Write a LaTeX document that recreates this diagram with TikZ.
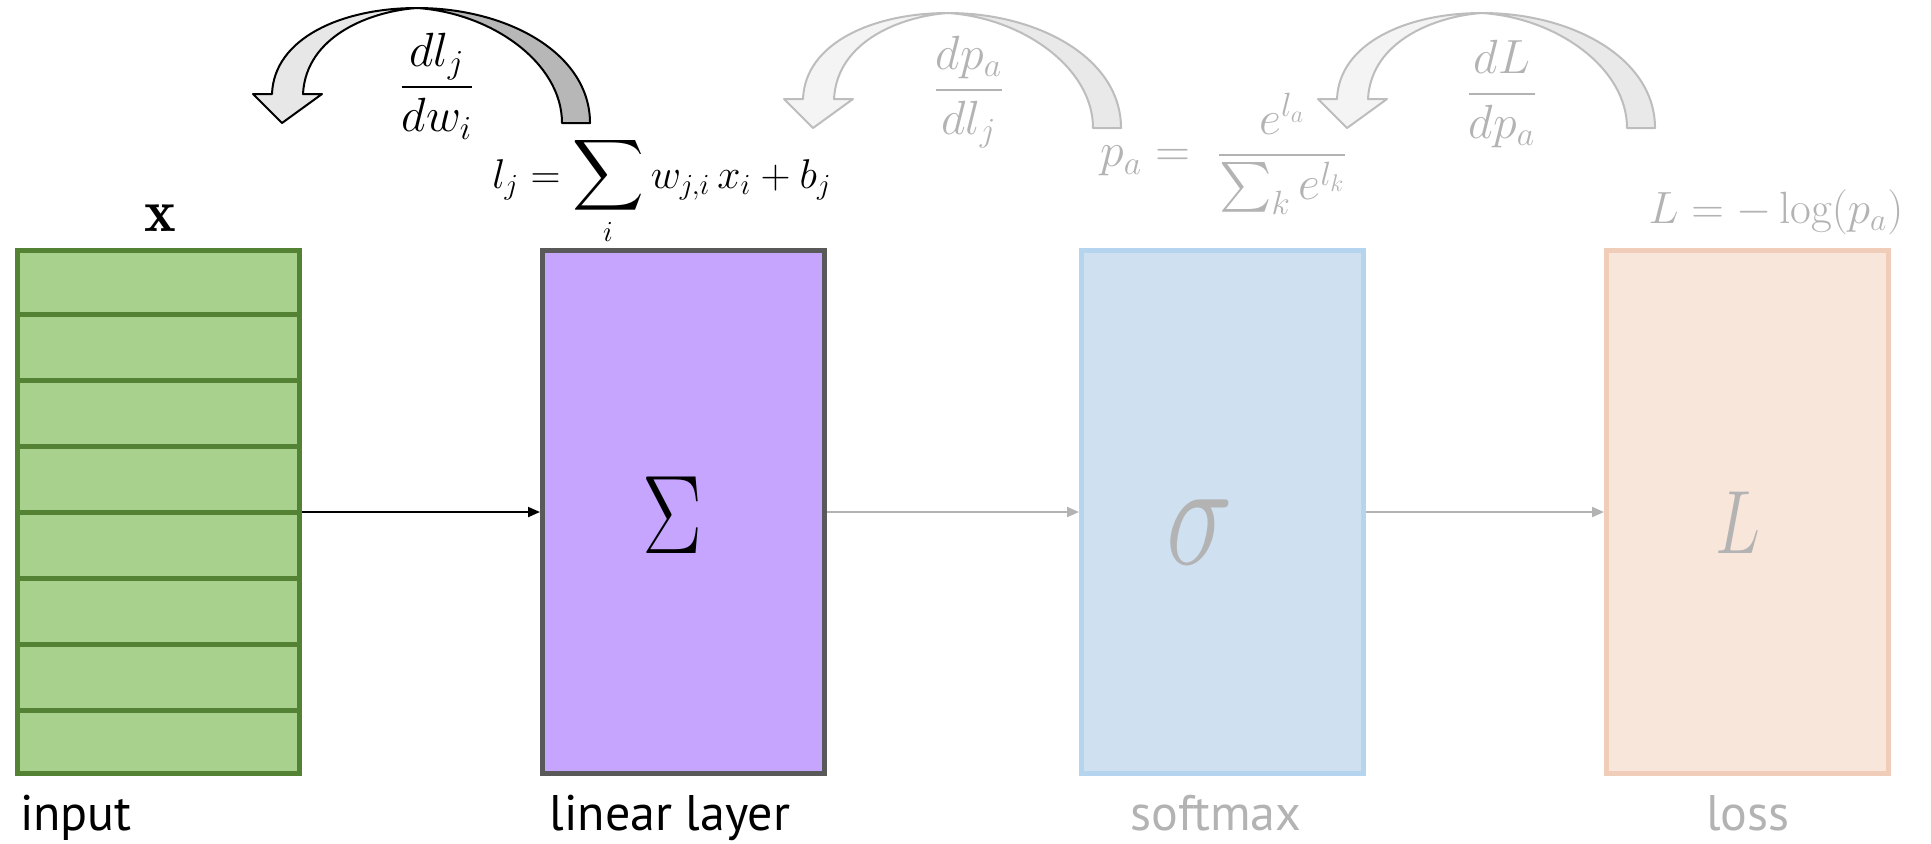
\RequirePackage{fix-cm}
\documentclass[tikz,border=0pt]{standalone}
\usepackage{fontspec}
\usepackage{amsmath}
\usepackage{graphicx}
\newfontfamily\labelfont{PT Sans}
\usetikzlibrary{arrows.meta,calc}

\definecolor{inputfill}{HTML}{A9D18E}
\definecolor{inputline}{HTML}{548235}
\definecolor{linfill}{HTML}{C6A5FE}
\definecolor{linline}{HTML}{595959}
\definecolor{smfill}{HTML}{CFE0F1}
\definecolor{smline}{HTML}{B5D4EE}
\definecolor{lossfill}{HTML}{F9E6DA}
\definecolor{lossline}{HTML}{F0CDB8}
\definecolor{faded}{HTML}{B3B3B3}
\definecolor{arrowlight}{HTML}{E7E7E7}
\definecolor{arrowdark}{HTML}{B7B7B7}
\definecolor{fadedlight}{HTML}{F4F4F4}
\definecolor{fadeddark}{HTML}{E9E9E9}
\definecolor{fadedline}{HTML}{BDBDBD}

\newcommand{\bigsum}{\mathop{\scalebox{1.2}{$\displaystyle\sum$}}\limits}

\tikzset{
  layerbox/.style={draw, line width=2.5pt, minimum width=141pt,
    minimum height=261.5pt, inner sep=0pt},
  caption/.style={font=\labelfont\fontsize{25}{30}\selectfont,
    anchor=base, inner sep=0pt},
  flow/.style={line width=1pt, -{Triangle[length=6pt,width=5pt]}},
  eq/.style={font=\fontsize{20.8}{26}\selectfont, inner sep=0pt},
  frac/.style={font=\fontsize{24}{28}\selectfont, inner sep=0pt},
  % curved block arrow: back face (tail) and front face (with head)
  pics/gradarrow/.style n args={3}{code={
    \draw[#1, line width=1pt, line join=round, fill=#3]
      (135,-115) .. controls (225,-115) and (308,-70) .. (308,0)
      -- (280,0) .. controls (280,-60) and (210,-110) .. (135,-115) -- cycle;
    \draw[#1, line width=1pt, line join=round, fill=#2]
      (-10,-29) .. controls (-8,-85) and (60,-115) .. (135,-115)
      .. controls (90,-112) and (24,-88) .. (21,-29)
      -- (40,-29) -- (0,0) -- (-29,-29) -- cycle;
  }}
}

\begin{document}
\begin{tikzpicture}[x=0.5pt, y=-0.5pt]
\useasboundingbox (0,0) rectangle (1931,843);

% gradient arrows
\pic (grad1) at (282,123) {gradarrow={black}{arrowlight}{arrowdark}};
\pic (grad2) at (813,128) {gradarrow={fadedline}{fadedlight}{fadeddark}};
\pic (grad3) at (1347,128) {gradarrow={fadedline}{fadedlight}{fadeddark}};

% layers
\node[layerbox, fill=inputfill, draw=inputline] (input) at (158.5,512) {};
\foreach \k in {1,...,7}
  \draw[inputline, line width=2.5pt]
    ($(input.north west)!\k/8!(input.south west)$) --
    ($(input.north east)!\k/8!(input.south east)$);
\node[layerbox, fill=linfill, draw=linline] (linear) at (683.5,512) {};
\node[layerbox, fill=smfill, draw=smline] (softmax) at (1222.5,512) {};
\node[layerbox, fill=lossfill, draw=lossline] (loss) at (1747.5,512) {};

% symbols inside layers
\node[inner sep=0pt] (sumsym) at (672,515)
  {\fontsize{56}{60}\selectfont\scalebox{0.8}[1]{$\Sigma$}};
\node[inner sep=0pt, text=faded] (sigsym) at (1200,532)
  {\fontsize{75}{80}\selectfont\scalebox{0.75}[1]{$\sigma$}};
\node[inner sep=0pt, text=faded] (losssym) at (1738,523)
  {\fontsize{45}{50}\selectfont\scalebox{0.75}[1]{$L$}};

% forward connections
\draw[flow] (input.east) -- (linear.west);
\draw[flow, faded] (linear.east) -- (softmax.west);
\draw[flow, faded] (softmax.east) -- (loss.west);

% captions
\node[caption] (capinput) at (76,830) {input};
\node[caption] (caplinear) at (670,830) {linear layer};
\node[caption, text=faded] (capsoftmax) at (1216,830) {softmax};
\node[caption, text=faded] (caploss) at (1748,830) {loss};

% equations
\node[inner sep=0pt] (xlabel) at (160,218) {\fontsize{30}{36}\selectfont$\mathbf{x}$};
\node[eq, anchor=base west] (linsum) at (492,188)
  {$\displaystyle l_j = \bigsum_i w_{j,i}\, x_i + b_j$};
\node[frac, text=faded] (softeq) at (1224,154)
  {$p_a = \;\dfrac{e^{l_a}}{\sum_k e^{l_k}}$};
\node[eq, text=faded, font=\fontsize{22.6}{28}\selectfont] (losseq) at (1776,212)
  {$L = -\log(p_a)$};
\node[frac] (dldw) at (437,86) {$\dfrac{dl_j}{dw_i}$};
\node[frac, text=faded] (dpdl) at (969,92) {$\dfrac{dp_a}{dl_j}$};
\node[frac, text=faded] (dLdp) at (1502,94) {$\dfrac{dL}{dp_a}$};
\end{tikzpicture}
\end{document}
_ _ _ _ _ _ _
Every line should be retyped exactly, with the pictures omitted.

Write a LaTeX document that recreates this diagram with TikZ.
\RequirePackage{fix-cm}
\documentclass[tikz,border=0pt]{standalone}
\usepackage{fontspec}
\usepackage{amsmath}
\usepackage{graphicx}
\newfontfamily\labelfont{PT Sans}
\usetikzlibrary{arrows.meta,calc}

\definecolor{inputfill}{HTML}{A9D18E}
\definecolor{inputline}{HTML}{548235}
\definecolor{linfill}{HTML}{C6A5FE}
\definecolor{linline}{HTML}{595959}
\definecolor{smfill}{HTML}{CFE0F1}
\definecolor{smline}{HTML}{B5D4EE}
\definecolor{lossfill}{HTML}{F9E6DA}
\definecolor{lossline}{HTML}{F0CDB8}
\definecolor{faded}{HTML}{B3B3B3}
\definecolor{arrowlight}{HTML}{E7E7E7}
\definecolor{arrowdark}{HTML}{B7B7B7}
\definecolor{fadedlight}{HTML}{F4F4F4}
\definecolor{fadeddark}{HTML}{E9E9E9}
\definecolor{fadedline}{HTML}{BDBDBD}

\newcommand{\bigsum}{\mathop{\scalebox{1.2}{$\displaystyle\sum$}}\limits}

\tikzset{
  layerbox/.style={draw, line width=2.5pt, minimum width=141pt,
    minimum height=261.5pt, inner sep=0pt},
  caption/.style={font=\labelfont\fontsize{25}{30}\selectfont,
    anchor=base, inner sep=0pt},
  flow/.style={line width=1pt, -{Triangle[length=6pt,width=5pt]}},
  eq/.style={font=\fontsize{20.8}{26}\selectfont, inner sep=0pt},
  frac/.style={font=\fontsize{24}{28}\selectfont, inner sep=0pt},
  % curved block arrow: back face (tail) and front face (with head)
  pics/gradarrow/.style n args={3}{code={
    \draw[#1, line width=1pt, line join=round, fill=#3]
      (135,-115) .. controls (225,-115) and (308,-70) .. (308,0)
      -- (280,0) .. controls (280,-60) and (210,-110) .. (135,-115) -- cycle;
    \draw[#1, line width=1pt, line join=round, fill=#2]
      (-10,-29) .. controls (-8,-85) and (60,-115) .. (135,-115)
      .. controls (90,-112) and (24,-88) .. (21,-29)
      -- (40,-29) -- (0,0) -- (-29,-29) -- cycle;
  }}
}

\begin{document}
\begin{tikzpicture}[x=0.5pt, y=-0.5pt]
\useasboundingbox (0,0) rectangle (1931,843);

% gradient arrows
\pic (grad1) at (282,123) {gradarrow={black}{arrowlight}{arrowdark}};
\pic (grad2) at (813,128) {gradarrow={fadedline}{fadedlight}{fadeddark}};
\pic (grad3) at (1347,128) {gradarrow={fadedline}{fadedlight}{fadeddark}};

% layers
\node[layerbox, fill=inputfill, draw=inputline] (input) at (158.5,512) {};
\foreach \k in {1,...,7}
  \draw[inputline, line width=2.5pt]
    ($(input.north west)!\k/8!(input.south west)$) --
    ($(input.north east)!\k/8!(input.south east)$);
\node[layerbox, fill=linfill, draw=linline] (linear) at (683.5,512) {};
\node[layerbox, fill=smfill, draw=smline] (softmax) at (1222.5,512) {};
\node[layerbox, fill=lossfill, draw=lossline] (loss) at (1747.5,512) {};

% symbols inside layers
\node[inner sep=0pt] (sumsym) at (672,515)
  {\fontsize{56}{60}\selectfont\scalebox{0.8}[1]{$\Sigma$}};
\node[inner sep=0pt, text=faded] (sigsym) at (1200,532)
  {\fontsize{75}{80}\selectfont\scalebox{0.75}[1]{$\sigma$}};
\node[inner sep=0pt, text=faded] (losssym) at (1738,523)
  {\fontsize{45}{50}\selectfont\scalebox{0.75}[1]{$L$}};

% forward connections
\draw[flow] (input.east) -- (linear.west);
\draw[flow, faded] (linear.east) -- (softmax.west);
\draw[flow, faded] (softmax.east) -- (loss.west);

% captions
\node[caption] (capinput) at (76,830) {input};
\node[caption] (caplinear) at (670,830) {linear layer};
\node[caption, text=faded] (capsoftmax) at (1216,830) {softmax};
\node[caption, text=faded] (caploss) at (1748,830) {loss};

% equations
\node[inner sep=0pt] (xlabel) at (160,218) {\fontsize{30}{36}\selectfont$\mathbf{x}$};
\node[eq, anchor=base west] (linsum) at (492,188)
  {$\displaystyle l_j = \bigsum_i w_{j,i}\, x_i + b_j$};
\node[frac, text=faded] (softeq) at (1224,154)
  {$p_a = \;\dfrac{e^{l_a}}{\sum_k e^{l_k}}$};
\node[eq, text=faded, font=\fontsize{22.6}{28}\selectfont] (losseq) at (1776,212)
  {$L = -\log(p_a)$};
\node[frac] (dldw) at (437,86) {$\dfrac{dl_j}{dw_i}$};
\node[frac, text=faded] (dpdl) at (969,92) {$\dfrac{dp_a}{dl_j}$};
\node[frac, text=faded] (dLdp) at (1502,94) {$\dfrac{dL}{dp_a}$};
\end{tikzpicture}
\end{document}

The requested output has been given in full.